連載第67回・フェブラリーSは見どころ満載
(2002年2月15日)
 2月17日に行われる今年最初のG1、フェブラリーSにはなんと10頭のG1馬が出走予定。 列挙すると、アグネスデジタルイーグルカフェウイングアローゴールドティアラトゥザヴィクトリートーシンブリザードトーホウエンペラーノボジャックノボトゥルーリージェントブラフ。 ここにクロフネがいないのが残念だが、それはそれで見どころ満載。

 アグネスデジタルは、南部杯、天皇賞(秋)、香港カップとG1を3連勝中。 全く異なる舞台で好走を続けていて、今回またダートに戻ってきた。 このコラムで何度も絶賛しているが、これを勝ったらほんとにすごい。 ドバイワールドカップへのたたき台という話もあるが、 過去に例を見ない芝ダート兼用馬の走りにはとにかく注目。

 そして地方の強豪、トーシンブリザードトーホウエンペラー。 無敗で南関東3冠を達成したトーシンブリザードは故障で秋を棒にふったが、 暮れの東京大賞典で復帰、3着。

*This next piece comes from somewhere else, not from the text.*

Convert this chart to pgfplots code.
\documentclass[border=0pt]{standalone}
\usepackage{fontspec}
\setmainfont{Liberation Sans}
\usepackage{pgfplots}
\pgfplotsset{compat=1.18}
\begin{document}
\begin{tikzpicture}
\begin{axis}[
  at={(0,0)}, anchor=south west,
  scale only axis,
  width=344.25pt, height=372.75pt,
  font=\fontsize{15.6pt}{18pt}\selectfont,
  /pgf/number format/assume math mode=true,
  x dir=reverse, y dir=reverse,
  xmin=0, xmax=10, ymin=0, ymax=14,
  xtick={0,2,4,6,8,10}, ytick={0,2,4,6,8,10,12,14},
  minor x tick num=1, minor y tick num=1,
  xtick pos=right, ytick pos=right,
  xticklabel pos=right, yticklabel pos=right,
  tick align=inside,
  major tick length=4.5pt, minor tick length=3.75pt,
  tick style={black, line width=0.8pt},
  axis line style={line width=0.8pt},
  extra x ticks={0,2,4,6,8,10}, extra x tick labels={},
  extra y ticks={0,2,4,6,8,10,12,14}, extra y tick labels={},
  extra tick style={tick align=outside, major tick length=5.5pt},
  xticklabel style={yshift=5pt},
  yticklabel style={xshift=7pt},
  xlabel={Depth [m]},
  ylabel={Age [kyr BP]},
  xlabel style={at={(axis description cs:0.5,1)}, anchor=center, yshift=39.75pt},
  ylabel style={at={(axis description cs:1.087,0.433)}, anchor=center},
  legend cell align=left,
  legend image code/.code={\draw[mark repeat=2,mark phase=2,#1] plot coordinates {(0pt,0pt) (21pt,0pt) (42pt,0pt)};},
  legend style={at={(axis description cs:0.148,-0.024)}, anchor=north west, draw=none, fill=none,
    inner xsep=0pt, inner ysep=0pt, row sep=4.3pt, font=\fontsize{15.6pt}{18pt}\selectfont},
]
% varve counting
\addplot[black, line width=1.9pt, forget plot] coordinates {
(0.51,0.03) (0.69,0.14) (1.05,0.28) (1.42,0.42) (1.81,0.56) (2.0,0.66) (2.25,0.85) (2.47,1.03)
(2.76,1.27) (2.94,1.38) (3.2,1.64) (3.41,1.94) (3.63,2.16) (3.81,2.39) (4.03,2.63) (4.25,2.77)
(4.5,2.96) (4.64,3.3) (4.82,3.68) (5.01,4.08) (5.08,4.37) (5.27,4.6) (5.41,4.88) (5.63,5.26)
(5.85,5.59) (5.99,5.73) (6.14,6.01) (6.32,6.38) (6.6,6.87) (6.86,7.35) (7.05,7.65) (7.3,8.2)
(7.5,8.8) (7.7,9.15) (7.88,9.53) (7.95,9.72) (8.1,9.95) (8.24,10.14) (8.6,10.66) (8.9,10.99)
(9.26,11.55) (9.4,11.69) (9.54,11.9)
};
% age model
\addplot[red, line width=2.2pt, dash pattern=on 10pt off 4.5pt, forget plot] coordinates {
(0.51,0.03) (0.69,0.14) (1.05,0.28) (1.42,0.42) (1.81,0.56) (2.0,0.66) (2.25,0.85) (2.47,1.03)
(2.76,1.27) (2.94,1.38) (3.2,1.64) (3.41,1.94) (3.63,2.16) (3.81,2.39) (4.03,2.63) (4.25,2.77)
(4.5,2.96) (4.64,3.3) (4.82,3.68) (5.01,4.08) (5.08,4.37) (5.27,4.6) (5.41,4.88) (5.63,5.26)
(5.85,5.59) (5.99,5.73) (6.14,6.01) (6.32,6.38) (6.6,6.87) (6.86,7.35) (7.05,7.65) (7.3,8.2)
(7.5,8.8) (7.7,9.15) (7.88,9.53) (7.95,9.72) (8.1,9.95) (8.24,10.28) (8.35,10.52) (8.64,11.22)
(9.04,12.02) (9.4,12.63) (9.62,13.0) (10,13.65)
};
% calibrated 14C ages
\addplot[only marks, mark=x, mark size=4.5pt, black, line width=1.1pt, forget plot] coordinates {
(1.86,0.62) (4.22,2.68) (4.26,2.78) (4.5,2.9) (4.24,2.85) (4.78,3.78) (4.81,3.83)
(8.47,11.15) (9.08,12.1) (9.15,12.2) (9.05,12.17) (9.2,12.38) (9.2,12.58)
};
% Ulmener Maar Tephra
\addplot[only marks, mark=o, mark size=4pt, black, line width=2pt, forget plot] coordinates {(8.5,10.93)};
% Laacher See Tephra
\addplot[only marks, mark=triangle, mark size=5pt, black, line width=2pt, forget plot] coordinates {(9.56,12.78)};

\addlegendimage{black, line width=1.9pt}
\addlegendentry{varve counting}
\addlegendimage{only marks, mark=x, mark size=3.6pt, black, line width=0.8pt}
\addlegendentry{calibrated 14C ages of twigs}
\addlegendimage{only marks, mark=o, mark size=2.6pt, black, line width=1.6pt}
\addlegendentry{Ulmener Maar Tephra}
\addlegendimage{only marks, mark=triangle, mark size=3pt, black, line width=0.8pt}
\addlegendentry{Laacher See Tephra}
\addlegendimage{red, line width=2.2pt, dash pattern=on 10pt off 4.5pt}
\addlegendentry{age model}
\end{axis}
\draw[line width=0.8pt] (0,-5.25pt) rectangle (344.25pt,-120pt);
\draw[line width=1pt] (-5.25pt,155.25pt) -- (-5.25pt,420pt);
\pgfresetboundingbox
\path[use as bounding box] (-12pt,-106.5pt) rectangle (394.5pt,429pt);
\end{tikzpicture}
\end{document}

その東京大賞典を勝ったトーホウエンペラー は昨年10戦5勝2着3回で地方競馬年度代表馬。 地方競馬を代表する2頭が中央のG1でどんなパフォーマンスを見せるか。

 トゥザヴィクトリーは昨年、出走レースはすべてG1で3、2、1、14、3着 と自身過去最高の成績。大器がようやく開花。今回も超一流牡馬に混じってどこまで食い込めるか。 ウイングアローは前走10着大敗で人気を落としそうだが、一昨年1着、昨年2着。 ジャパンカップダートでも一昨年1着、昨年2着。このレース3年連続連対、 G1の5戦連続連対なるかどうか。 連続といえばペリエ騎手には外国人騎手初の同一G1レース3連覇がかかっている。

 こういった、馬券を少し離れた視点で見どころを探すのもまた楽しい。

連載第66回・個性派ビハインドザマスク引退
(2002年2月8日)
 芝1600mのレコードホルダー、ビハインドザマスクが1月27日の 京都牝馬S勝利を最後に引退した。通算成績23戦10勝、なんと掲示板をはずしたのが4回のみ。 G2を1つとG3を2つの勲章を持って、繁殖入りした。

 デビューが3歳夏と遅く、当時は特に注目されることはなかったが、確実に勝ち上がって 約1年後の9戦目で準オープン勝利、そこから初重賞のセントウルSまで4連勝。 その内容は後方待機から直線ド追い込み。馬群をこじ開けてのレコード勝ちで短距離界の新星として 脚光を浴びる。そのままスプリンターズSに参戦したが、内枠から馬群に包まれてしまい、 不完全燃焼のまま初めて掲示板をはずして11着と大きく負けてしまった。

 休養後、高松宮記念、マイラーズCと続けて2桁着順と調子を崩してしまったが、 3走目の都大路Sで直線ラチ沿い一気の差しで1600m1分32秒1の驚異のレコード勝ち。 しかし安田記念は5着、1走はさんで2度目のスプリンターズSではまたも 内枠から馬群が開かず6着。G1にはなかなか手が届かなかった。 重賞2勝目となったスワンSで切れ味がまだ衰えていないところを見せて、 5度目のG1出走となったマイルCSでも、きっちり末脚は伸ばしたものの先行有利の流れで、 大混戦の4着争いを制するのがやっと。惜しいレースだった。

 引退レースとなった京都牝馬Sでは別定で58キロの酷量と重馬場ということで人気を下げたが、 直線ではそんな条件とは思えない末脚。ぐいぐいと力強く伸びて重賞3勝目。有終の美。

 ビハインドザマスクの戦績は追い込み馬の宿命そのもの。内をついてはまれば圧勝、 しかし道が開かずに脚を余すこともしばしば。外に持ち出してみて届かなかったり、 ペースが遅くて届かなかったり。しかし、ほとんどのレースできっちり末脚を繰り出していて、 脚を余すことはあっても、末脚不発というレースは少なかった。 あれだけ高速決着のレースで上位にからみながら、大きな故障をしなかったのもすばらしい。 残念ながらG1を勝つことはできなかったが、好位差しの馬が多い短距離路線の中で、 追い込み一手の個性派として、記憶に残る名牝。産駒が出てきたらきっと思い出すだろう。